READ ALSO: Masks and tests: The Covid rules that tourists to Germany should know about

What are the draft plans?

As shown above in the diagram tweeted by the Health Minister in German, the rules have been divided into “”winter tyres” (Winterreifen)  and “snow chains” (Schneeketten), which is meant to represent possible different stages.

There are rules that will apply to the whole of Germany during the autumn/winter and early spring, certain measures that states can bring in, and the option for tougher restrictions if the situation worsens.

Nationwide protective measures from October 1st 2022 to April 7th 2023:

– Mandatory FFP2 masks on airplanes and on long-distance public transport.

– Mandatory masks and testing for access to hospitals and similar facilities, as well as for employees.

– Exceptions to the requirement to provide proof of testing are envisaged for recently vaccinated and recovered people, as well as for people who are being treated in the respective facilities or service providers.

– Exemptions from the mask requirement are provided for some people receiving treatment, for children under six, for people who can’t wear a mask for medical reasons, and for deaf and hard of hearing people.

Health Minister Karl Lauterbach wears an FFP2 mask at a conference in June.

Health Minister Karl Lauterbach wears an FFP2 mask at a conference in June. Photo: picture alliance/dpa | Kay Nietfeld

Optional tougher measures for states:

Under the draft plan, states can take additional measures if the pandemic situation requires. These include:

– Mandatory masks on public and regional transport.

– Mandatory masks in indoor spaces such as restaurants and cultural facilities. However, the plans envisage exceptions for people who have tested negatively against Covid, or who have been vaccinated or recently recovered. This could mean that the so-called ‘3G rule’ returns.

– Compulsory testing and/or masks in certain communal facilities (such as shelters for asylum seekers and children’s homes).
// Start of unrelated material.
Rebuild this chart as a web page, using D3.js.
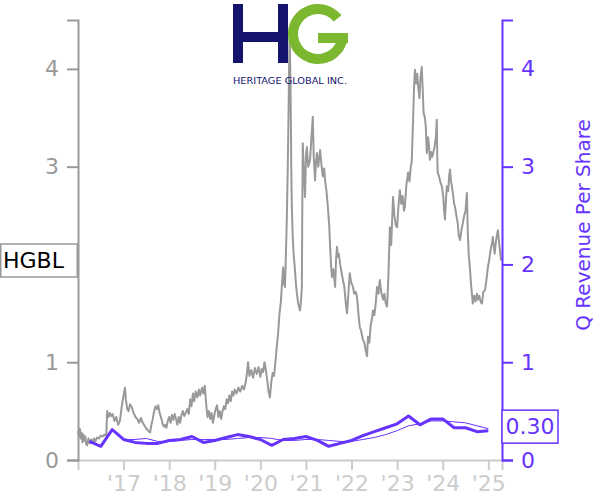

Compulsory masks in schools would only apply to pupils from the fifth school year onwards.

Extreme measures when situation is critical:

State parliaments can enact even stricter measures if there is a threat of the health system or critical infrastructure becoming overburdened. These include:

– Compulsory wearing of masks indoors – and even outdoors if the minimum distance of 1.5 metre cannot be maintained. An exemption for recently vaccinated, tested or recovered people wouldn’t apply. 
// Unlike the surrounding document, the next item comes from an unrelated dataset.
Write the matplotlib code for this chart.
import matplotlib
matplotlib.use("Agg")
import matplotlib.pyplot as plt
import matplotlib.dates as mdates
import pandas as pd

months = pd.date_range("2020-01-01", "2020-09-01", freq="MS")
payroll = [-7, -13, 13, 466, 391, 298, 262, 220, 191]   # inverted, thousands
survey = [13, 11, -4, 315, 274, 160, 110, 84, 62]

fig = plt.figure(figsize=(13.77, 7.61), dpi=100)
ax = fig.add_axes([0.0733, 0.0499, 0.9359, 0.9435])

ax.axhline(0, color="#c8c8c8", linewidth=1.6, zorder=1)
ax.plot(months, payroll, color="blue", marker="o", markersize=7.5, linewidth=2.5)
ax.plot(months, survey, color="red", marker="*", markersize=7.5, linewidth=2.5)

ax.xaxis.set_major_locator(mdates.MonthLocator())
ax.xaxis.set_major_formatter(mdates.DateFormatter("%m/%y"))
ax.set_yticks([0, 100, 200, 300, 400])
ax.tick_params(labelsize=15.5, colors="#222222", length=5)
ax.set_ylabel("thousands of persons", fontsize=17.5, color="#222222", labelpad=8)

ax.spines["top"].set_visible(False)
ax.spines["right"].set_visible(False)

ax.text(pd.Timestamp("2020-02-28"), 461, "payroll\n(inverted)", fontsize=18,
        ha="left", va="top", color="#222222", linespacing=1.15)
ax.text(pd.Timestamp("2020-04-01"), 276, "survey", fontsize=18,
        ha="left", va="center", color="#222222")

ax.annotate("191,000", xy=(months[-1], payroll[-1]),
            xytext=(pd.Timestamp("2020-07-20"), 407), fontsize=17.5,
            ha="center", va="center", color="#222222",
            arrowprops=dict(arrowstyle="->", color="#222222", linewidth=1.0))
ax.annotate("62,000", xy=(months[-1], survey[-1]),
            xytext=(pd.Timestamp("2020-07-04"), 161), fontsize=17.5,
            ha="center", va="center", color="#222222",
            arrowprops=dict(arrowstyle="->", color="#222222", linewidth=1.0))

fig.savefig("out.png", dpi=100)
– Mandatory health and safety plans (such as disinfectants and ventilation) for businesses and events in the recreational, cultural and sports sectors.
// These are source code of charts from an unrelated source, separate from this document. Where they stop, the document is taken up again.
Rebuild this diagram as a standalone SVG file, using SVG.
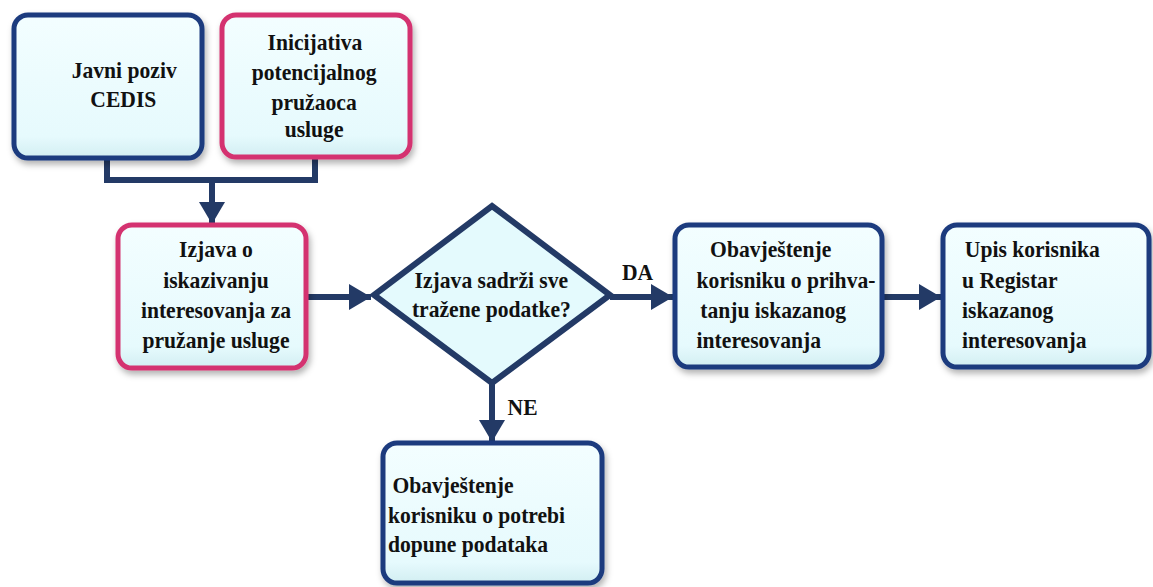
<svg xmlns="http://www.w3.org/2000/svg" width="1153" height="587" viewBox="0 0 1153 587" font-family="'Liberation Serif', 'Times New Roman', Times, serif" font-weight="bold" font-size="24">
<defs>
<linearGradient id="fill" x1="0" y1="0" x2="0" y2="1">
<stop offset="0" stop-color="#f3feff"/>
<stop offset="0.85" stop-color="#e6fafd"/>
<stop offset="1" stop-color="#d2eef2"/>
</linearGradient>
<filter id="sh" x="-10%" y="-10%" width="125%" height="130%">
<feDropShadow dx="2" dy="4" stdDeviation="3" flood-color="#000" flood-opacity="0.3"/>
</filter>
<marker id="ah" markerUnits="userSpaceOnUse" markerWidth="24" markerHeight="26" refX="22" refY="13" orient="auto">
<path d="M0,0 L22,13 L0,26 Z" fill="#233a66"/>
</marker>
</defs>
<style>
.box{fill:url(#fill);stroke-width:5;filter:url(#sh)}
.navy{stroke:#1c3b7e}
.pink{stroke:#d4336f}
.dia{fill:#e4fafd;stroke:#233a66;stroke-width:6;stroke-linejoin:miter}
.con{fill:none;stroke:#233a66;stroke-width:6}
text{fill:#111}
.c{text-anchor:middle}
</style>
<g id="connectors">
<polyline class="con" points="107,155 107,180 315,180 315,155"/>
<line class="con" x1="212" y1="180" x2="212" y2="224" marker-end="url(#ah)"/>
<line class="con" x1="305" y1="297" x2="371" y2="297" marker-end="url(#ah)"/>
<line class="con" x1="610" y1="297" x2="673" y2="297" marker-end="url(#ah)"/>
<line class="con" x1="881" y1="297" x2="941" y2="297" marker-end="url(#ah)"/>
<line class="con" x1="492" y1="382" x2="492" y2="442" marker-end="url(#ah)"/>
<g transform="scale(0.9,1)">
<text x="691" y="280">DA</text>
<text x="564" y="415">NE</text>
</g>
</g>
<g id="javni-poziv">
<rect class="box navy" x="14" y="15" width="188" height="143" rx="14"/>
<g transform="scale(0.9,1)">
<text class="c" x="138" y="78">Javni poziv</text>
<text class="c" x="137" y="107">CEDIS</text>
</g>
</g>
<g id="inicijativa">
<rect class="box pink" x="222" y="15" width="188" height="142" rx="14"/>
<g transform="scale(0.9,1)">
<text class="c" x="350" y="50">Inicijativa</text>
<text class="c" x="349" y="80">potencijalnog</text>
<text class="c" x="349" y="110">pružaoca</text>
<text class="c" x="349" y="137">usluge</text>
</g>
</g>
<g id="izjava">
<rect class="box pink" x="118" y="225" width="188" height="143" rx="14"/>
<g transform="scale(0.9,1)">
<text class="c" x="240" y="257">Izjava o</text>
<text class="c" x="240" y="288">iskazivanju</text>
<text class="c" x="240" y="318">interesovanja za</text>
<text class="c" x="240" y="348">pružanje usluge</text>
</g>
</g>
<g id="odluka">
<polygon class="dia" points="492,206 610,295 492,383 374,295"/>
<g transform="scale(0.9,1)">
<text class="c" x="546" y="288">Izjava sadrži sve</text>
<text class="c" x="546" y="317">tražene podatke?</text>
</g>
</g>
<g id="prihvatanje">
<rect class="box navy" x="675" y="225" width="207" height="142" rx="14"/>
<g transform="scale(0.9,1)">
<text x="789" y="257">Obavještenje</text>
<text x="774" y="288">korisniku o prihva-</text>
<text x="778" y="318">tanju iskazanog</text>
<text x="774" y="348">interesovanja</text>
</g>
</g>
<g id="upis">
<rect class="box navy" x="943" y="225" width="206" height="142" rx="14"/>
<g transform="scale(0.9,1)">
<text x="1072" y="257">Upis korisnika</text>
<text x="1069" y="288">u Registar</text>
<text x="1069" y="318">iskazanog</text>
<text x="1069" y="348">interesovanja</text>
</g>
</g>
<g id="dopuna">
<rect class="box navy" x="383" y="443" width="219" height="140" rx="14"/>
<g transform="scale(0.9,1)">
<text x="436" y="493">Obavještenje</text>
<text x="431" y="523">korisniku o potrebi</text>
<text x="431" y="552">dopune podataka</text>
</g>
</g>
</svg>
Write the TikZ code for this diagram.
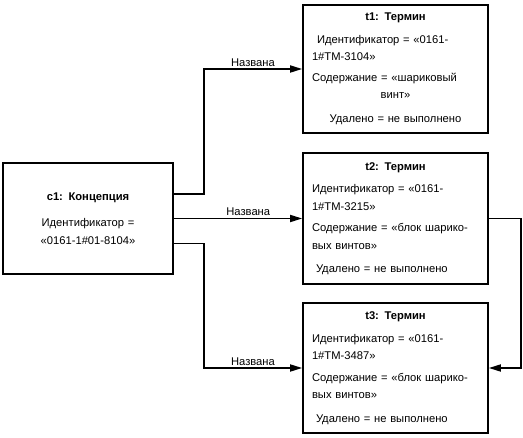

– Ordering a minimum distance of 1.5 m in public spaces and at outdoor events.

– Upper limits for participants at events in indoor areas.

What else should I know?

Justice Minister Marco Buschmann, of the Free Democrats, said it was important that Germany would not see further lockdowns, but that masks were a key part of the plan. 

“There should only be restrictions on freedom if they are necessary,” said Buschmann. “Our concept therefore rejects lockdowns and curfews.

“Instead, we rely on measures that are both effective and reasonable. Masks protect. And in certain situations, mandatory masks are also reasonable.

Justice Minister Marco Buschmann (FDP)

Justice Minister Marco Buschmann (FDP) gives an interview to DPA on February 3rd. Photo: picture alliance/dpa | Michael Kappeler

“That is why masks will be compulsory in hospitals and nursing homes as well as in long-distance transport. If the pandemic situation so requires, the states can also order compulsory masks for other areas of public life indoors. In culture, leisure, sport and gastronomy, however, there must be exceptions for tested, newly vaccinated and newly recovered persons.”

Buschmann said Germany was also relying on “individual responsibility of civil society – as most other European states do”.

He added that the government was paying “special attention” to schools.

“Children have a right to school education, and a school day that is as carefree as possible,” he said. “Therefore, there must be no school closures. A blanket obligation to wear masks in schools would also not be appropriate.”

What happens next?

The Cabinet will take a look at the proposals before the final draft goes to the Bundestag to be voted on.